* START Exercise material *
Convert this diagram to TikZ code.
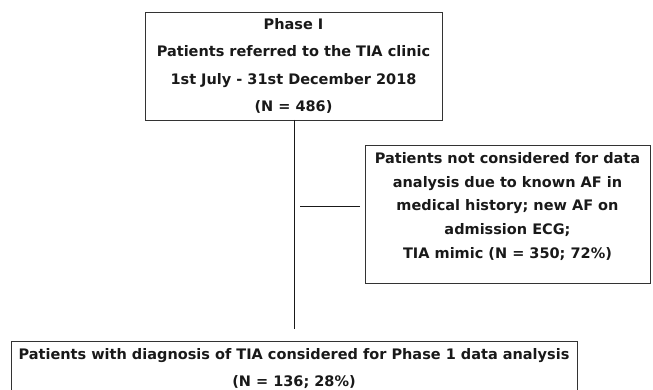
\documentclass[tikz,border=0pt]{standalone}
\usepackage{fontspec}
\setmainfont{DejaVu Sans}
\begin{document}
\begin{tikzpicture}[x=1pt,y=-1pt,
  box/.style={draw=black!80,line width=1.4pt,inner sep=0pt,anchor=north west},
  txt/.style={align=center,text=black!90,font=\bfseries\fontsize{14.5}{27.3}\selectfont,inner sep=0pt},
  conn/.style={draw=black!90,line width=1pt}]
\useasboundingbox (0,0) rectangle (653,390);
\clip (0,0) rectangle (653,390);
% top box
\node[box,minimum width=297pt,minimum height=108pt] (top) at (145,12) {};
\node[txt] (toptxt) at (293.5,66) {Phase I\\Patients referred to the TIA clinic\\1st July - 31st December 2018\\(N = 486)};
% side box
\node[box,minimum width=285pt,minimum height=138pt] (side) at (365,145) {};
\node[txt,font=\bfseries\fontsize{14.5}{23.75}\selectfont] (sidetxt) at (507.5,206.5) {Patients not considered for data\\analysis due to known AF in\\medical history; new AF on\\admission ECG;\\TIA mimic (N = 350; 72\%)};
% bottom box
\node[box,minimum width=566pt,minimum height=60pt] (bot) at (11,341) {};
\node[txt,font=\bfseries\fontsize{14.5}{26.7}\selectfont] (bottxt) at (294,368.3) {Patients with diagnosis of TIA considered for Phase 1 data analysis\\(N = 136; 28\%)};
% connectors
\coordinate (vtop) at (294,120);
\coordinate (vend) at (294,329);
\coordinate (hs) at (300,207);
\coordinate (he) at (360,207);
\draw[conn] (vtop) -- (vend);
\draw[conn] (hs) -- (he);
\end{tikzpicture}
\end{document}
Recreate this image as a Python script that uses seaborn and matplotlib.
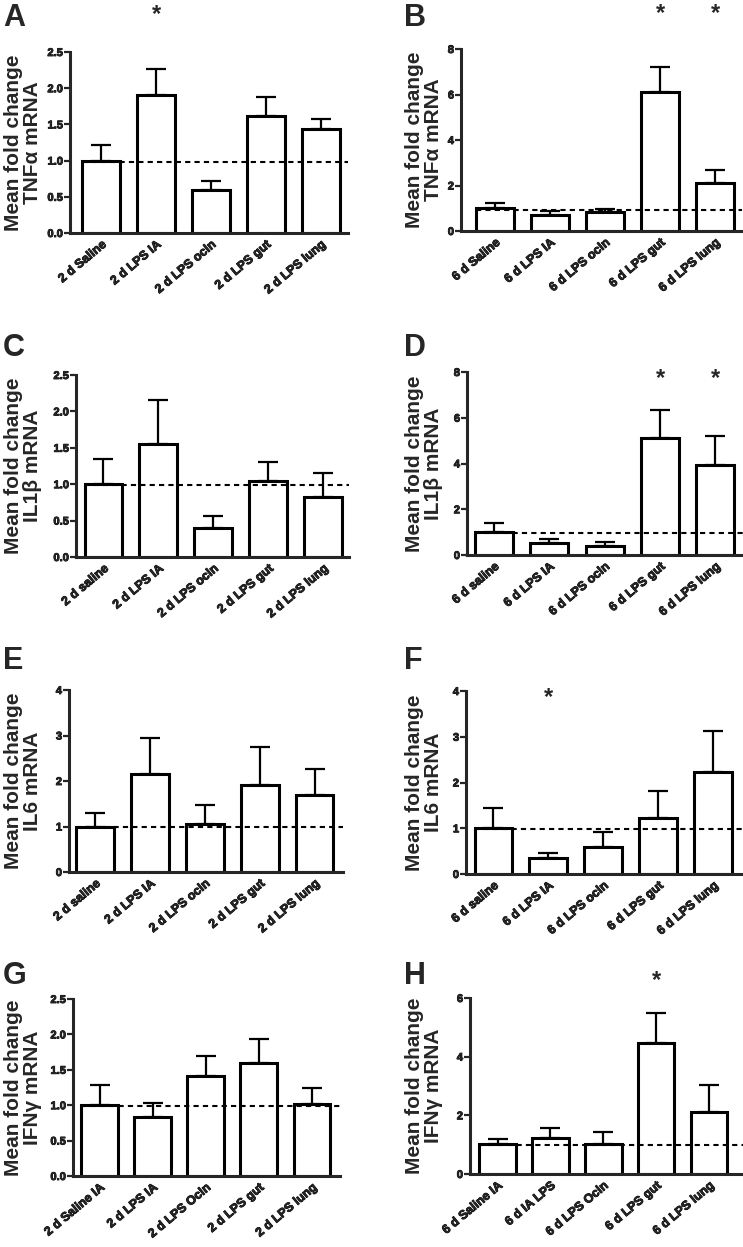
import matplotlib
matplotlib.use('Agg')
import matplotlib.pyplot as plt
import matplotlib.patheffects as pe
import seaborn as sns
import pandas as pd

sns.set_style('ticks')
plt.rcParams['font.family'] = ['Liberation Sans', 'DejaVu Sans']
plt.rcParams['font.weight'] = 'bold'
plt.rcParams['axes.labelweight'] = 'bold'

W, H = 743, 1247

# ---------------- data ----------------
cats_A = ["2 d Saline", "2 d LPS IA", "2 d LPS ocln", "2 d LPS gut", "2 d LPS lung"]
mean_A = [1.00, 1.90, 0.59, 1.62, 1.43]
top_A = [1.22, 2.27, 0.72, 1.88, 1.58]
star_A = [1]

cats_B = ["6 d Saline", "6 d LPS IA", "6 d LPS ocln", "6 d LPS gut", "6 d LPS lung"]
mean_B = [1.00, 0.72, 0.85, 6.10, 2.10]
top_B = [1.22, 0.90, 0.98, 7.22, 2.70]
star_B = [3, 4]

cats_C = ["2 d saline", "2 d LPS IA", "2 d LPS ocln", "2 d LPS gut", "2 d LPS lung"]
mean_C = [1.00, 1.55, 0.40, 1.05, 0.82]
top_C = [1.35, 2.15, 0.57, 1.30, 1.15]
star_C = []

cats_D = ["6 d saline", "6 d LPS IA", "6 d LPS ocln", "6 d LPS gut", "6 d LPS lung"]
mean_D = [1.00, 0.52, 0.40, 5.12, 3.92]
top_D = [1.38, 0.72, 0.55, 6.32, 5.22]
star_D = [3, 4]

cats_E = ["2 d saline", "2 d LPS IA", "2 d LPS ocln", "2 d LPS gut", "2 d LPS lung"]
mean_E = [1.00, 2.15, 1.05, 1.92, 1.70]
top_E = [1.30, 2.95, 1.48, 2.75, 2.27]
star_E = []

cats_F = ["6 d saline", "6 d LPS IA", "6 d LPS ocln", "6 d LPS gut", "6 d LPS lung"]
mean_F = [1.00, 0.36, 0.60, 1.23, 2.22]
top_F = [1.45, 0.45, 0.92, 1.82, 3.12]
star_F = [1]

cats_G = ["2 d Saline IA", "2 d LPS IA", "2 d LPS Ocln", "2 d LPS gut", "2 d LPS lung"]
mean_G = [1.00, 0.84, 1.41, 1.59, 1.02]
top_G = [1.29, 1.03, 1.69, 1.93, 1.25]
star_G = []

cats_H = ["6 d Saline IA", "6 d IA LPS", "6 d LPS Ocln", "6 d LPS gut", "6 d LPS lung"]
mean_H = [1.02, 1.22, 1.02, 4.45, 2.12]
top_H = [1.20, 1.57, 1.42, 5.50, 3.02]
star_H = [3]

ylabels = ["Mean fold change\nTNF\u03b1 mRNA", "Mean fold change\nTNF\u03b1 mRNA",
           "Mean fold change\nIL1\u03b2 mRNA", "Mean fold change\nIL1\u03b2 mRNA",
           "Mean fold change\nIL6 mRNA", "Mean fold change\nIL6 mRNA",
           "Mean fold change\nIFN\u03b3 mRNA", "Mean fold change\nIFN\u03b3 mRNA"]
letters = ["A", "B", "C", "D", "E", "F", "G", "H"]
ref_level = [0.98, 0.93, 0.99, 0.97, 0.99, 0.99, 0.99, 1.00]
y_max = [2.5, 8, 2.5, 8, 4, 4, 2.5, 6]
y_step = [0.5, 2, 0.5, 2, 1, 1, 0.5, 2]
star_y = [3.02, 9.55, 0, 7.7, 0, 3.85, 0, 6.6]

cats_all = [cats_A, cats_B, cats_C, cats_D, cats_E, cats_F, cats_G, cats_H]
mean_all = [mean_A, mean_B, mean_C, mean_D, mean_E, mean_F, mean_G, mean_H]
top_all = [top_A, top_B, top_C, top_D, top_E, top_F, top_G, top_H]
star_all = [star_A, star_B, star_C, star_D, star_E, star_F, star_G, star_H]

# ---------------- layout (pixels) ----------------
boxes = [(70, 52, 348, 233), (461, 49, 742, 231),
         (76, 375, 349, 557), (467, 372, 743, 555),
         (69, 690, 343, 872), (466, 691, 743, 874),
         (73, 999, 340, 1176), (470, 998, 743, 1174)]
xlims = [(-0.57, 4.5), (-0.62, 4.49), (-0.5, 4.47), (-0.49, 4.5),
         (-0.48, 4.52), (-0.5, 4.54), (-0.5, 4.53), (-0.52, 4.64)]
letter_pos = [(3, 3), (404, 3), (3, 333), (404, 333),
              (3, 646), (404, 646), (3, 961), (404, 961)]
ylabel_x = [23, 424, 23, 424, 23, 424, 23, 424]

heavy = [pe.withStroke(linewidth=0.6, foreground="black")]

fig = plt.figure(figsize=(W / 100, H / 100), dpi=100)

for i in range(8):
    l, t, r, b = boxes[i]
    ax = fig.add_axes([l / W, 1 - b / H, (r - l) / W, (b - t) / H])
    df = pd.DataFrame({"cat": cats_all[i], "val": mean_all[i]})
    sns.barplot(data=df, x="cat", y="val", ax=ax, color="white",
                edgecolor="black", linewidth=2.2, width=0.69,
                errorbar=None, zorder=2)
    # upper-only error bars
    xs = list(range(len(cats_all[i])))
    up = [tp - m for tp, m in zip(top_all[i], mean_all[i])]
    ax.errorbar(xs, mean_all[i], yerr=[[0] * len(xs), up], fmt="none",
                ecolor="black", elinewidth=1.6, capsize=7, capthick=1.6,
                zorder=1.5)
    ax.set_xlim(*xlims[i])
    ax.set_ylim(0, y_max[i])
    n = int(round(y_max[i] / y_step[i]))
    ticks = [k * y_step[i] for k in range(n + 1)]
    ax.set_yticks(ticks)
    if y_step[i] < 1:
        ax.set_yticklabels([f"{v:.1f}" for v in ticks])
    else:
        ax.set_yticklabels([f"{int(v)}" for v in ticks])
    ax.hlines(ref_level[i], -0.35, xlims[i][1], colors="black",
              linestyles=(0, (2.5, 2.0)), linewidth=1.5, zorder=4)
    ax.set_xlabel("")
    ax.set_ylabel("")
    ax.set_xticks(xs)
    ax.set_xticklabels(cats_all[i], rotation=40, ha="right",
                       rotation_mode="anchor", fontsize=9, fontweight="bold")
    ax.tick_params(axis="x", length=0, pad=4)
    ax.tick_params(axis="y", length=4, width=1.6, direction="out",
                   labelsize=8, pad=1)
    for lab in ax.get_yticklabels() + ax.get_xticklabels():
        lab.set_fontweight("bold")
        lab.set_path_effects(heavy)
    sns.despine(ax=ax)
    for s in ("left", "bottom"):
        ax.spines[s].set_linewidth(2.2)
    for k in star_all[i]:
        ax.text(k, star_y[i], "*", ha="center", va="center", fontsize=17,
                fontweight="bold", clip_on=False)
    # labels
    fig.text(ylabel_x[i] / W, 1 - ((t + b) / 2) / H, ylabels[i],
             rotation=90, ha="center", va="center", multialignment="center",
             fontsize=15, fontweight="bold", linespacing=1.05)
    lx, ly = letter_pos[i]
    fig.text(lx / W, 1 - ly / H, letters[i], ha="left", va="top",
             fontsize=22, fontweight="bold")

fig.savefig("out.png", dpi=100)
* END Exercise material *
*Aim*
Copy exactly the material above from the line with "Recreate this image" to the line with "import pandas as pd", ends included, and nothing else. Leave out any picture.

*Exercise answer*
Recreate this image as a Python script that uses seaborn and matplotlib.
import matplotlib
matplotlib.use('Agg')
import matplotlib.pyplot as plt
import matplotlib.patheffects as pe
import seaborn as sns
import pandas as pd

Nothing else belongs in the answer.